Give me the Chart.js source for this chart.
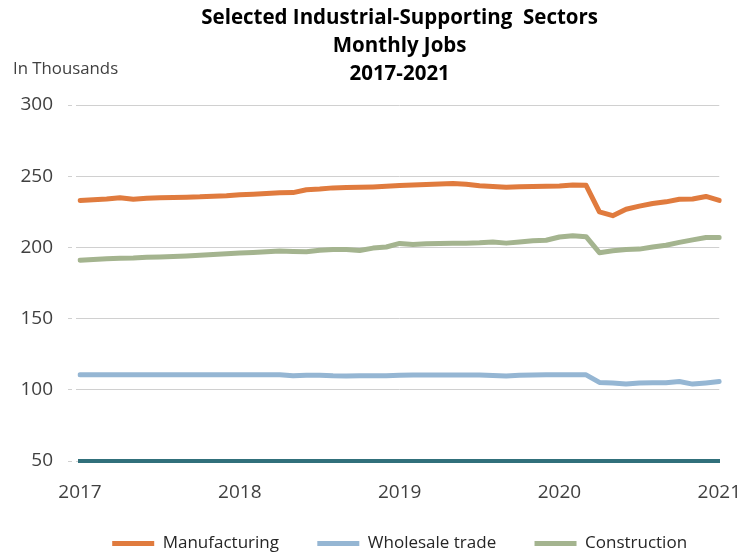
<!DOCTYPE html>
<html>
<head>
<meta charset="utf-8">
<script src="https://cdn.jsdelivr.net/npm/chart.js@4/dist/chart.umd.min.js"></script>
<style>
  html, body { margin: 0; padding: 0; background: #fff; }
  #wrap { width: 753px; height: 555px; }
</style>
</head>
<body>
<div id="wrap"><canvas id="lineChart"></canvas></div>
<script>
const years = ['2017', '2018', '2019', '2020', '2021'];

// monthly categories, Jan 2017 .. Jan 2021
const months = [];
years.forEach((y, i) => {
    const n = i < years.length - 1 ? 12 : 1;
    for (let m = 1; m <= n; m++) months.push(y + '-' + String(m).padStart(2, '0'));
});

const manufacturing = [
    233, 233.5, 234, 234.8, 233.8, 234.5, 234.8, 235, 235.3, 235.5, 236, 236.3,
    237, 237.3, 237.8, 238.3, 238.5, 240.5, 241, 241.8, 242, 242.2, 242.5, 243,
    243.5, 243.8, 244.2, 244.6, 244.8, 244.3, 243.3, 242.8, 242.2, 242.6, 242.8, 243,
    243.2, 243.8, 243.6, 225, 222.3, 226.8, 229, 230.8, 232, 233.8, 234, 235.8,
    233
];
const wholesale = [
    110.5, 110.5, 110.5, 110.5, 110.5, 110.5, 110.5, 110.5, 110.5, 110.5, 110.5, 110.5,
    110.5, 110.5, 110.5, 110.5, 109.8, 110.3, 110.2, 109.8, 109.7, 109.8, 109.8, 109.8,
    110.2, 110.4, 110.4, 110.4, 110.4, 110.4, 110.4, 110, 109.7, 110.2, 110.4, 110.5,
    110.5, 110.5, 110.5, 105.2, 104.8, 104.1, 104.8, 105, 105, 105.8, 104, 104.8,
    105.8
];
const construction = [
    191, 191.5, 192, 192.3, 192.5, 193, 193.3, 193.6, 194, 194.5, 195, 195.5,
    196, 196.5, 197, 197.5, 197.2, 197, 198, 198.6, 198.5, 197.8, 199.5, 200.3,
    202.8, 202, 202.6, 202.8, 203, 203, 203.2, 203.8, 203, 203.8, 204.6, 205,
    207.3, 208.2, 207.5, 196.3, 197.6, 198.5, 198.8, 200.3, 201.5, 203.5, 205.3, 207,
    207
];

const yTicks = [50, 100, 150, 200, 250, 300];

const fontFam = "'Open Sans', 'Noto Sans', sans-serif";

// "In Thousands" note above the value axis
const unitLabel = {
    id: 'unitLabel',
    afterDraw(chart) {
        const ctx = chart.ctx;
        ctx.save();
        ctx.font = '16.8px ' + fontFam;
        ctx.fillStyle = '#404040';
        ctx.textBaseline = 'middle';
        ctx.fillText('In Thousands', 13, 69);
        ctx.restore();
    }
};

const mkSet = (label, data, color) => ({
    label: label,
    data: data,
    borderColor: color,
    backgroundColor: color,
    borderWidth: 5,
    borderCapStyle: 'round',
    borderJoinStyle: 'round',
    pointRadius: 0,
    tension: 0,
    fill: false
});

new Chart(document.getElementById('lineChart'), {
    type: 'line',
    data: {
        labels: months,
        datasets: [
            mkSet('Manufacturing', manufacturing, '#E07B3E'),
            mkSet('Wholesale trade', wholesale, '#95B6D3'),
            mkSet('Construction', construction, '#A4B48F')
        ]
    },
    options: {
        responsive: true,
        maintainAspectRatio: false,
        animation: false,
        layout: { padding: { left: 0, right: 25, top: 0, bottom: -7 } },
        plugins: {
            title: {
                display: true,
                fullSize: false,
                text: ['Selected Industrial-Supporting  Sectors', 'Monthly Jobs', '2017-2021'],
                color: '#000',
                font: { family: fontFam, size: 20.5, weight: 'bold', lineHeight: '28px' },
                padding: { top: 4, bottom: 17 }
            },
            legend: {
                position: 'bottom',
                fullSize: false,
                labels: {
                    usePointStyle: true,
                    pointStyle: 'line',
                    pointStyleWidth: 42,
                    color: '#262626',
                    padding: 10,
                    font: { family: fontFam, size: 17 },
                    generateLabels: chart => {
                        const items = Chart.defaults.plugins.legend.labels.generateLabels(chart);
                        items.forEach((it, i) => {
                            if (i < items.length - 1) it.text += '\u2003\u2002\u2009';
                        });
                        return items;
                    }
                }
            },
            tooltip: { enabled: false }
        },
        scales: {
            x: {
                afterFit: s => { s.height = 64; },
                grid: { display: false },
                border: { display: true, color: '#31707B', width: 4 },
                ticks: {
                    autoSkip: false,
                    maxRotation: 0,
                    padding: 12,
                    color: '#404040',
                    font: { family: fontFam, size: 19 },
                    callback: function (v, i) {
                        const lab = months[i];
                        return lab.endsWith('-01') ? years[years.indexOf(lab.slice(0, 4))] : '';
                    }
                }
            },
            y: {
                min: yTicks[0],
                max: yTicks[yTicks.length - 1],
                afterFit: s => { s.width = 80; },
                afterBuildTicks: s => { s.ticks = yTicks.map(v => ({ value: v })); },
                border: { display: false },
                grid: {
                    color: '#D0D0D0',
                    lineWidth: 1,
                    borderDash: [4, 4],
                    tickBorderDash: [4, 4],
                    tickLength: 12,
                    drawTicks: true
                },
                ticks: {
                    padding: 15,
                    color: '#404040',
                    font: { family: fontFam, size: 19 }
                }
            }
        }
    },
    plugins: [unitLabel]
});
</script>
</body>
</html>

********************

◆ **Directions for this task**
Return the listing above unchanged, apart from dropping its pictures.

◆ **Exercise response**
Give me the Chart.js source for this chart.
<!DOCTYPE html>
<html>
<head>
<meta charset="utf-8">
<script src="https://cdn.jsdelivr.net/npm/chart.js@4/dist/chart.umd.min.js"></script>
<style>
  html, body { margin: 0; padding: 0; background: #fff; }
  #wrap { width: 753px; height: 555px; }
</style>
</head>
<body>
<div id="wrap"><canvas id="lineChart"></canvas></div>
<script>
const years = ['2017', '2018', '2019', '2020', '2021'];

// monthly categories, Jan 2017 .. Jan 2021
const months = [];
years.forEach((y, i) => {
    const n = i < years.length - 1 ? 12 : 1;
    for (let m = 1; m <= n; m++) months.push(y + '-' + String(m).padStart(2, '0'));
});

const manufacturing = [
    233, 233.5, 234, 234.8, 233.8, 234.5, 234.8, 235, 235.3, 235.5, 236, 236.3,
    237, 237.3, 237.8, 238.3, 238.5, 240.5, 241, 241.8, 242, 242.2, 242.5, 243,
    243.5, 243.8, 244.2, 244.6, 244.8, 244.3, 243.3, 242.8, 242.2, 242.6, 242.8, 243,
    243.2, 243.8, 243.6, 225, 222.3, 226.8, 229, 230.8, 232, 233.8, 234, 235.8,
    233
];
const wholesale = [
    110.5, 110.5, 110.5, 110.5, 110.5, 110.5, 110.5, 110.5, 110.5, 110.5, 110.5, 110.5,
    110.5, 110.5, 110.5, 110.5, 109.8, 110.3, 110.2, 109.8, 109.7, 109.8, 109.8, 109.8,
    110.2, 110.4, 110.4, 110.4, 110.4, 110.4, 110.4, 110, 109.7, 110.2, 110.4, 110.5,
    110.5, 110.5, 110.5, 105.2, 104.8, 104.1, 104.8, 105, 105, 105.8, 104, 104.8,
    105.8
];
const construction = [
    191, 191.5, 192, 192.3, 192.5, 193, 193.3, 193.6, 194, 194.5, 195, 195.5,
    196, 196.5, 197, 197.5, 197.2, 197, 198, 198.6, 198.5, 197.8, 199.5, 200.3,
    202.8, 202, 202.6, 202.8, 203, 203, 203.2, 203.8, 203, 203.8, 204.6, 205,
    207.3, 208.2, 207.5, 196.3, 197.6, 198.5, 198.8, 200.3, 201.5, 203.5, 205.3, 207,
    207
];

const yTicks = [50, 100, 150, 200, 250, 300];

const fontFam = "'Open Sans', 'Noto Sans', sans-serif";

// "In Thousands" note above the value axis
const unitLabel = {
    id: 'unitLabel',
    afterDraw(chart) {
        const ctx = chart.ctx;
        ctx.save();
        ctx.font = '16.8px ' + fontFam;
        ctx.fillStyle = '#404040';
        ctx.textBaseline = 'middle';
        ctx.fillText('In Thousands', 13, 69);
        ctx.restore();
    }
};

const mkSet = (label, data, color) => ({
    label: label,
    data: data,
    borderColor: color,
    backgroundColor: color,
    borderWidth: 5,
    borderCapStyle: 'round',
    borderJoinStyle: 'round',
    pointRadius: 0,
    tension: 0,
    fill: false
});

new Chart(document.getElementById('lineChart'), {
    type: 'line',
    data: {
        labels: months,
        datasets: [
            mkSet('Manufacturing', manufacturing, '#E07B3E'),
            mkSet('Wholesale trade', wholesale, '#95B6D3'),
            mkSet('Construction', construction, '#A4B48F')
        ]
    },
    options: {
        responsive: true,
        maintainAspectRatio: false,
        animation: false,
        layout: { padding: { left: 0, right: 25, top: 0, bottom: -7 } },
        plugins: {
            title: {
                display: true,
                fullSize: false,
                text: ['Selected Industrial-Supporting  Sectors', 'Monthly Jobs', '2017-2021'],
                color: '#000',
                font: { family: fontFam, size: 20.5, weight: 'bold', lineHeight: '28px' },
                padding: { top: 4, bottom: 17 }
            },
            legend: {
                position: 'bottom',
                fullSize: false,
                labels: {
                    usePointStyle: true,
                    pointStyle: 'line',
                    pointStyleWidth: 42,
                    color: '#262626',
                    padding: 10,
                    font: { family: fontFam, size: 17 },
                    generateLabels: chart => {
                        const items = Chart.defaults.plugins.legend.labels.generateLabels(chart);
                        items.forEach((it, i) => {
                            if (i < items.length - 1) it.text += '\u2003\u2002\u2009';
                        });
                        return items;
                    }
                }
            },
            tooltip: { enabled: false }
        },
        scales: {
            x: {
                afterFit: s => { s.height = 64; },
                grid: { display: false },
                border: { display: true, color: '#31707B', width: 4 },
                ticks: {
                    autoSkip: false,
                    maxRotation: 0,
                    padding: 12,
                    color: '#404040',
                    font: { family: fontFam, size: 19 },
                    callback: function (v, i) {
                        const lab = months[i];
                        return lab.endsWith('-01') ? years[years.indexOf(lab.slice(0, 4))] : '';
                    }
                }
            },
            y: {
                min: yTicks[0],
                max: yTicks[yTicks.length - 1],
                afterFit: s => { s.width = 80; },
                afterBuildTicks: s => { s.ticks = yTicks.map(v => ({ value: v })); },
                border: { display: false },
                grid: {
                    color: '#D0D0D0',
                    lineWidth: 1,
                    borderDash: [4, 4],
                    tickBorderDash: [4, 4],
                    tickLength: 12,
                    drawTicks: true
                },
                ticks: {
                    padding: 15,
                    color: '#404040',
                    font: { family: fontFam, size: 19 }
                }
            }
        }
    },
    plugins: [unitLabel]
});
</script>
</body>
</html>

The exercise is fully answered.